I'm introducing legislation to address this challenge. It will have three main parts:
First, Social Security will distinguish between those who are genuinely and permanently disabled and those who are disabled but are expected to recover. Today, the system treats a paraplegic the same as someone with a severely broken leg but who's expected to recover in a year. Those who are expected to recover will be categorized as "likely" or "potential" to recover.
Second, it will allow beneficiaries in these categories to earn an income while on the program through a benefit offset. These beneficiaries can take time for rehabilitation and then gradually rejoin the workforce. With the offset, they won't be at risk of losing their benefits as they begin to earn more money on the path back to full-time work. Further, this offset can improve the program's integrity, because judges can review whether a beneficiary used the offset if the beneficiary reapplies to the program for permanent status.

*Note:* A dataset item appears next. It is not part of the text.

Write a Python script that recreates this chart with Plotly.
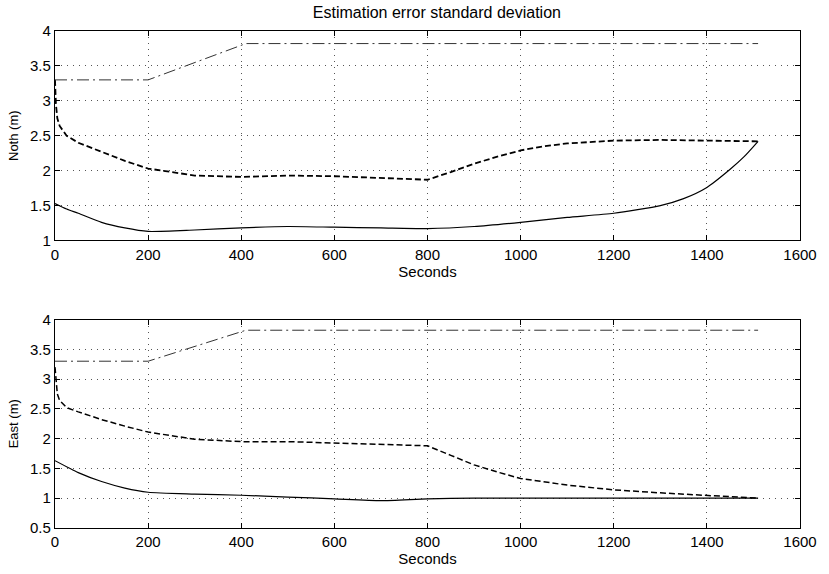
import plotly.graph_objects as go
from plotly.subplots import make_subplots

# ---- North (top panel) ----
north_solid_t = [0, 25, 50, 100, 150, 200, 300, 400, 500, 600, 700, 800, 900, 1000, 1100, 1200, 1300, 1350, 1400, 1450, 1480, 1510]
north_solid = [1.53, 1.45, 1.39, 1.26, 1.18, 1.13, 1.15, 1.18, 1.20, 1.19, 1.18, 1.17, 1.20, 1.26, 1.33, 1.39, 1.50, 1.60, 1.76, 2.02, 2.20, 2.42]

north_dash_t = [0, 2, 5, 10, 25, 50, 100, 150, 200, 300, 400, 500, 600, 700, 800, 850, 900, 950, 1000, 1050, 1100, 1200, 1300, 1400, 1510]
north_dash = [3.3, 2.95, 2.75, 2.64, 2.50, 2.40, 2.27, 2.14, 2.03, 1.93, 1.91, 1.93, 1.92, 1.90, 1.87, 1.98, 2.10, 2.20, 2.29, 2.35, 2.39, 2.43, 2.44, 2.43, 2.42]

north_dd_t = [0, 200, 410, 1510]
north_dd = [3.3, 3.3, 3.82, 3.82]

# ---- East (bottom panel) ----
east_solid_t = [0, 50, 100, 150, 200, 300, 400, 500, 600, 700, 800, 900, 1000, 1200, 1400, 1510]
east_solid = [1.63, 1.43, 1.28, 1.17, 1.10, 1.07, 1.05, 1.02, 0.99, 0.96, 0.99, 1.0, 1.0, 1.0, 1.0, 1.0]

east_dash_t = [0, 2, 5, 10, 25, 50, 100, 150, 200, 300, 400, 500, 600, 700, 800, 850, 900, 950, 1000, 1100, 1200, 1300, 1400, 1510]
east_dash = [3.2, 2.95, 2.75, 2.64, 2.52, 2.45, 2.32, 2.21, 2.11, 1.99, 1.95, 1.95, 1.93, 1.91, 1.88, 1.72, 1.56, 1.44, 1.33, 1.22, 1.14, 1.09, 1.05, 1.0]

east_dd_t = [0, 200, 410, 1510]
east_dd = [3.3, 3.3, 3.82, 3.82]

x_ticks = [0, 200, 400, 600, 800, 1000, 1200, 1400, 1600]
north_yticks = [1, 1.5, 2, 2.5, 3, 3.5, 4]
east_yticks = [0.5, 1, 1.5, 2, 2.5, 3, 3.5, 4]

FONT = "Liberation Sans, Arial, sans-serif"

fig = make_subplots(rows=2, cols=1)

def add(t, v, row, dash, width, color="black", shape="linear"):
    fig.add_trace(go.Scatter(x=t, y=v, mode="lines",
                             line=dict(color=color, width=width, dash=dash, shape=shape, smoothing=0.6),
                             showlegend=False, hoverinfo="skip"), row=row, col=1)

add(north_solid_t, north_solid, 1, "solid", 1.2, shape="spline")
add(north_dash_t, north_dash, 1, "6px,3px", 1.8)
add(north_dd_t, north_dd, 1, "12px,4px,2px,4px", 1.0, color="#333333")
add(east_solid_t, east_solid, 2, "solid", 1.2, shape="spline")
add(east_dash_t, east_dash, 2, "6px,3px", 1.5)
add(east_dd_t, east_dd, 2, "12px,4px,2px,4px", 1.0, color="#333333")

axis_common = dict(showline=True, linecolor="black", linewidth=1.3, mirror="ticks",
                   ticks="inside", ticklen=5, tickcolor="black",
                   showgrid=True, gridcolor="#555555", griddash="1px,5px", gridwidth=1,
                   zeroline=False, tickfont=dict(family=FONT, size=15, color="black"))

fig.update_xaxes(range=[0, 1600], tickvals=x_ticks, ticktext=[str(v) for v in x_ticks],
                 title=dict(text="Seconds", font=dict(family=FONT, size=15, color="black"), standoff=1),
                 **axis_common)
fig.update_yaxes(**axis_common)
fig.update_yaxes(range=[1, 4], tickvals=north_yticks, ticktext=["1", "1.5", "2", "2.5", "3", "3.5", "4"],
                 title=dict(text="Noth (m)", font=dict(family=FONT, size=13, color="black"), standoff=8),
                 row=1, col=1)
fig.update_yaxes(range=[0.5, 4], tickvals=east_yticks, ticktext=["0.5", "1", "1.5", "2", "2.5", "3", "3.5", "4"],
                 title=dict(text="East (m)", font=dict(family=FONT, size=13, color="black"), standoff=8),
                 row=2, col=1)

fig.update_layout(
    width=829, height=574,
    margin=dict(l=55, r=22, t=31, b=40),
    paper_bgcolor="white", plot_bgcolor="white",
    title=dict(text="Estimation error standard deviation", x=0.527, xanchor="center",
               y=0.978, yanchor="middle", font=dict(family=FONT, size=16, color="black")),
)
fig.layout.yaxis.domain = [0.5785, 1.0]
fig.layout.yaxis2.domain = [0.0, 0.4195]

fig.write_html("out.html")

Third, my legislation will set timelines for these individuals to exit the program and return to work. If their recovery goes more slowly than expected and they're not yet ready to return to work, they can reapply. But if they're no longer disabled, we must help them leave the program and return to the workforce.
The past years have shown that this approach is necessary if we want to increase the number of beneficiaries returning to the workforce. Social Security's Ticket to Work program, for instance, has operated for more than sixteen years. There are also dozens of other resources available to beneficiaries from countless federal agencies. Yet after billions of dollars of studies, pilots, and other programs, the return-to-work rate has dropped to nearly zero.
I believe that our challenge isn't a lack of good intentions or a lack of federal programs. Our challenge is a lack of expectations and incentives for those who can recover, and my legislation attempts to fix this.
These reforms won't solve all the problems with Social Security Disability. But they will address one of the most urgent crises in the program, and the one perhaps most corrosive to affected communities.
Thank you all for your interest in this issue, for your outstanding work on this important topic, and for allowing me to address you today. Now, we'll turn to the real experts on the panel.